Transcribe the listing verbatim. Do not carry over any pictures.

-- Begin --

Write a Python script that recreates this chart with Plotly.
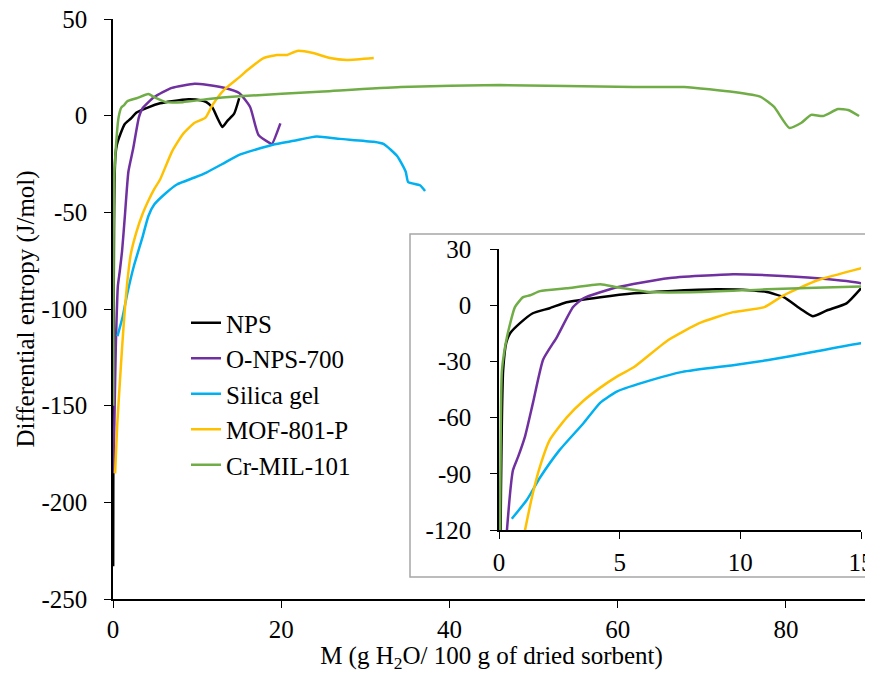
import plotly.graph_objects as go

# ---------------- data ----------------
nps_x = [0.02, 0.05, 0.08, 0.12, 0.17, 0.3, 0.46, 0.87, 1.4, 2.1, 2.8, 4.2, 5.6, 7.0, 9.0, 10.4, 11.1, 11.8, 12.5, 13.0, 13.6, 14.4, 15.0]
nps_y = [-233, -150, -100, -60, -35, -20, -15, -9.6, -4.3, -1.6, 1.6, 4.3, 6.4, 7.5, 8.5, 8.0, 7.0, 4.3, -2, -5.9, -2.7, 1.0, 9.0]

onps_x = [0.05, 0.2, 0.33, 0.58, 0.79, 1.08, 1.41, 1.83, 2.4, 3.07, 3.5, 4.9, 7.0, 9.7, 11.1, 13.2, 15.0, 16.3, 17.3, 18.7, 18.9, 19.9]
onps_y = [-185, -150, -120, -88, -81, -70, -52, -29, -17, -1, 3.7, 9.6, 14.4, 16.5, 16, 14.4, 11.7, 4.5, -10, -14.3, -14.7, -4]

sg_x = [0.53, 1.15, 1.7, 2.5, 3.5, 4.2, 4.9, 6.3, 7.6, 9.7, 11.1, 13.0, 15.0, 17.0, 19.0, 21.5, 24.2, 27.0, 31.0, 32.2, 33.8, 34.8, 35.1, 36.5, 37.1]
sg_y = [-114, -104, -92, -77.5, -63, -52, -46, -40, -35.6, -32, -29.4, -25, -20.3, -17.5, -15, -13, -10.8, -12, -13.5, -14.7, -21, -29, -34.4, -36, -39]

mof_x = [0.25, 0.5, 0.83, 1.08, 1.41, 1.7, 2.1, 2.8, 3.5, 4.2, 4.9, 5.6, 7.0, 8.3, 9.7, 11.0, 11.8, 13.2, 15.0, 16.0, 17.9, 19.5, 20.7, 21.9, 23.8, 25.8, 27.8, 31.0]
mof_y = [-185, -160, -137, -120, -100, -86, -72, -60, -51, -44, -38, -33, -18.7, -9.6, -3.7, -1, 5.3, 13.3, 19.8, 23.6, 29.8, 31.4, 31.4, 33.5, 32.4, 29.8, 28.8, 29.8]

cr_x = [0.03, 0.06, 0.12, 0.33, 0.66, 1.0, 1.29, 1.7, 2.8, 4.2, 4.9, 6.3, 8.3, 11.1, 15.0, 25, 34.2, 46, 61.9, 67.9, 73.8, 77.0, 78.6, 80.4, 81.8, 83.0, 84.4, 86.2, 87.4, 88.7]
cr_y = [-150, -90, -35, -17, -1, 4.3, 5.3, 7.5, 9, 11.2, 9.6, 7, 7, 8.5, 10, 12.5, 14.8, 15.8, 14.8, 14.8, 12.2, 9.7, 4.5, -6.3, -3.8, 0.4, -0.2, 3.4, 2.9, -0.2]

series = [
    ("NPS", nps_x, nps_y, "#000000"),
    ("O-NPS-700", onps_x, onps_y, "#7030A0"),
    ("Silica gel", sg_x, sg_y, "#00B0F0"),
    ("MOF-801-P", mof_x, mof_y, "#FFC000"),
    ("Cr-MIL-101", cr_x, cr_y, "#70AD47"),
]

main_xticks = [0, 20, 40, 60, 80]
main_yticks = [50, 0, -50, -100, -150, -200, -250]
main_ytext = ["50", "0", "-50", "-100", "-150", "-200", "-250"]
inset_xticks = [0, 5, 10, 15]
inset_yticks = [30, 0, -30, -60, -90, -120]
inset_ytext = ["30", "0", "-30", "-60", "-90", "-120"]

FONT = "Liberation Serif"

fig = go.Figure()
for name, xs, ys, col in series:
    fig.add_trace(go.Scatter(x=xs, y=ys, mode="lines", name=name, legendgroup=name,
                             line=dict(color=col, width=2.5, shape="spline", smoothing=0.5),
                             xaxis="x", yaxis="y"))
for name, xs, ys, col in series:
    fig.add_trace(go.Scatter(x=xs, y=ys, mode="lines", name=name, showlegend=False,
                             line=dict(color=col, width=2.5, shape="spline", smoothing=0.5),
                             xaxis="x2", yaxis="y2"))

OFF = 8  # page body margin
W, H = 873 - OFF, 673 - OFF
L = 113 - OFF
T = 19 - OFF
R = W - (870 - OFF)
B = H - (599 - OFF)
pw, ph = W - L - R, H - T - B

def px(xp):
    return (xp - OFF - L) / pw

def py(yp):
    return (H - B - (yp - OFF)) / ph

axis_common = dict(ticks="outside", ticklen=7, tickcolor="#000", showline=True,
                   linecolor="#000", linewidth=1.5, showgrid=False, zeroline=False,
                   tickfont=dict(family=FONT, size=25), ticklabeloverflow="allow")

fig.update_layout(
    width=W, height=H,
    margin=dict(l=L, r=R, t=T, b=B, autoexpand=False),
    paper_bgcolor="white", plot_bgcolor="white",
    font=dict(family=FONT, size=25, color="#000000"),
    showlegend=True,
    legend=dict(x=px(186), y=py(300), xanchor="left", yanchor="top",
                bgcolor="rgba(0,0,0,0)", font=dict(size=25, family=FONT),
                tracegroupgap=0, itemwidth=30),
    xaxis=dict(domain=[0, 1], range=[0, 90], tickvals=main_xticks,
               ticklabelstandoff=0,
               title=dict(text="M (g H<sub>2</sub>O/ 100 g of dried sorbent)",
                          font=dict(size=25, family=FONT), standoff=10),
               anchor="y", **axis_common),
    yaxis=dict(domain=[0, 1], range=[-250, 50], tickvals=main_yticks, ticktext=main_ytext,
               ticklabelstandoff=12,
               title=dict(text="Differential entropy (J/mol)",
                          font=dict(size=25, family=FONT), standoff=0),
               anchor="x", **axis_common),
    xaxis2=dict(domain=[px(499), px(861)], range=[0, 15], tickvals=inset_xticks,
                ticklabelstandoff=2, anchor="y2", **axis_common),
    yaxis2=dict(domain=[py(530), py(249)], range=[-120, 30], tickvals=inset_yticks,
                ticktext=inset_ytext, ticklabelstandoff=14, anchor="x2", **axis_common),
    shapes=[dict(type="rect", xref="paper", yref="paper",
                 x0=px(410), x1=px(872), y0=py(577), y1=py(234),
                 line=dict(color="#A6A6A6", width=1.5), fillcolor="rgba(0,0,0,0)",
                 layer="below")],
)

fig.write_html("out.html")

-- End --

→ Written answer
Write a Python script that recreates this chart with Plotly.
import plotly.graph_objects as go

# ---------------- data ----------------
nps_x = [0.02, 0.05, 0.08, 0.12, 0.17, 0.3, 0.46, 0.87, 1.4, 2.1, 2.8, 4.2, 5.6, 7.0, 9.0, 10.4, 11.1, 11.8, 12.5, 13.0, 13.6, 14.4, 15.0]
nps_y = [-233, -150, -100, -60, -35, -20, -15, -9.6, -4.3, -1.6, 1.6, 4.3, 6.4, 7.5, 8.5, 8.0, 7.0, 4.3, -2, -5.9, -2.7, 1.0, 9.0]

onps_x = [0.05, 0.2, 0.33, 0.58, 0.79, 1.08, 1.41, 1.83, 2.4, 3.07, 3.5, 4.9, 7.0, 9.7, 11.1, 13.2, 15.0, 16.3, 17.3, 18.7, 18.9, 19.9]
onps_y = [-185, -150, -120, -88, -81, -70, -52, -29, -17, -1, 3.7, 9.6, 14.4, 16.5, 16, 14.4, 11.7, 4.5, -10, -14.3, -14.7, -4]

sg_x = [0.53, 1.15, 1.7, 2.5, 3.5, 4.2, 4.9, 6.3, 7.6, 9.7, 11.1, 13.0, 15.0, 17.0, 19.0, 21.5, 24.2, 27.0, 31.0, 32.2, 33.8, 34.8, 35.1, 36.5, 37.1]
sg_y = [-114, -104, -92, -77.5, -63, -52, -46, -40, -35.6, -32, -29.4, -25, -20.3, -17.5, -15, -13, -10.8, -12, -13.5, -14.7, -21, -29, -34.4, -36, -39]

mof_x = [0.25, 0.5, 0.83, 1.08, 1.41, 1.7, 2.1, 2.8, 3.5, 4.2, 4.9, 5.6, 7.0, 8.3, 9.7, 11.0, 11.8, 13.2, 15.0, 16.0, 17.9, 19.5, 20.7, 21.9, 23.8, 25.8, 27.8, 31.0]
mof_y = [-185, -160, -137, -120, -100, -86, -72, -60, -51, -44, -38, -33, -18.7, -9.6, -3.7, -1, 5.3, 13.3, 19.8, 23.6, 29.8, 31.4, 31.4, 33.5, 32.4, 29.8, 28.8, 29.8]

cr_x = [0.03, 0.06, 0.12, 0.33, 0.66, 1.0, 1.29, 1.7, 2.8, 4.2, 4.9, 6.3, 8.3, 11.1, 15.0, 25, 34.2, 46, 61.9, 67.9, 73.8, 77.0, 78.6, 80.4, 81.8, 83.0, 84.4, 86.2, 87.4, 88.7]
cr_y = [-150, -90, -35, -17, -1, 4.3, 5.3, 7.5, 9, 11.2, 9.6, 7, 7, 8.5, 10, 12.5, 14.8, 15.8, 14.8, 14.8, 12.2, 9.7, 4.5, -6.3, -3.8, 0.4, -0.2, 3.4, 2.9, -0.2]

series = [
    ("NPS", nps_x, nps_y, "#000000"),
    ("O-NPS-700", onps_x, onps_y, "#7030A0"),
    ("Silica gel", sg_x, sg_y, "#00B0F0"),
    ("MOF-801-P", mof_x, mof_y, "#FFC000"),
    ("Cr-MIL-101", cr_x, cr_y, "#70AD47"),
]

main_xticks = [0, 20, 40, 60, 80]
main_yticks = [50, 0, -50, -100, -150, -200, -250]
main_ytext = ["50", "0", "-50", "-100", "-150", "-200", "-250"]
inset_xticks = [0, 5, 10, 15]
inset_yticks = [30, 0, -30, -60, -90, -120]
inset_ytext = ["30", "0", "-30", "-60", "-90", "-120"]

FONT = "Liberation Serif"

fig = go.Figure()
for name, xs, ys, col in series:
    fig.add_trace(go.Scatter(x=xs, y=ys, mode="lines", name=name, legendgroup=name,
                             line=dict(color=col, width=2.5, shape="spline", smoothing=0.5),
                             xaxis="x", yaxis="y"))
for name, xs, ys, col in series:
    fig.add_trace(go.Scatter(x=xs, y=ys, mode="lines", name=name, showlegend=False,
                             line=dict(color=col, width=2.5, shape="spline", smoothing=0.5),
                             xaxis="x2", yaxis="y2"))

OFF = 8  # page body margin
W, H = 873 - OFF, 673 - OFF
L = 113 - OFF
T = 19 - OFF
R = W - (870 - OFF)
B = H - (599 - OFF)
pw, ph = W - L - R, H - T - B

def px(xp):
    return (xp - OFF - L) / pw

def py(yp):
    return (H - B - (yp - OFF)) / ph

axis_common = dict(ticks="outside", ticklen=7, tickcolor="#000", showline=True,
                   linecolor="#000", linewidth=1.5, showgrid=False, zeroline=False,
                   tickfont=dict(family=FONT, size=25), ticklabeloverflow="allow")

fig.update_layout(
    width=W, height=H,
    margin=dict(l=L, r=R, t=T, b=B, autoexpand=False),
    paper_bgcolor="white", plot_bgcolor="white",
    font=dict(family=FONT, size=25, color="#000000"),
    showlegend=True,
    legend=dict(x=px(186), y=py(300), xanchor="left", yanchor="top",
                bgcolor="rgba(0,0,0,0)", font=dict(size=25, family=FONT),
                tracegroupgap=0, itemwidth=30),
    xaxis=dict(domain=[0, 1], range=[0, 90], tickvals=main_xticks,
               ticklabelstandoff=0,
               title=dict(text="M (g H<sub>2</sub>O/ 100 g of dried sorbent)",
                          font=dict(size=25, family=FONT), standoff=10),
               anchor="y", **axis_common),
    yaxis=dict(domain=[0, 1], range=[-250, 50], tickvals=main_yticks, ticktext=main_ytext,
               ticklabelstandoff=12,
               title=dict(text="Differential entropy (J/mol)",
                          font=dict(size=25, family=FONT), standoff=0),
               anchor="x", **axis_common),
    xaxis2=dict(domain=[px(499), px(861)], range=[0, 15], tickvals=inset_xticks,
                ticklabelstandoff=2, anchor="y2", **axis_common),
    yaxis2=dict(domain=[py(530), py(249)], range=[-120, 30], tickvals=inset_yticks,
                ticktext=inset_ytext, ticklabelstandoff=14, anchor="x2", **axis_common),
    shapes=[dict(type="rect", xref="paper", yref="paper",
                 x0=px(410), x1=px(872), y0=py(577), y1=py(234),
                 line=dict(color="#A6A6A6", width=1.5), fillcolor="rgba(0,0,0,0)",
                 layer="below")],
)

fig.write_html("out.html")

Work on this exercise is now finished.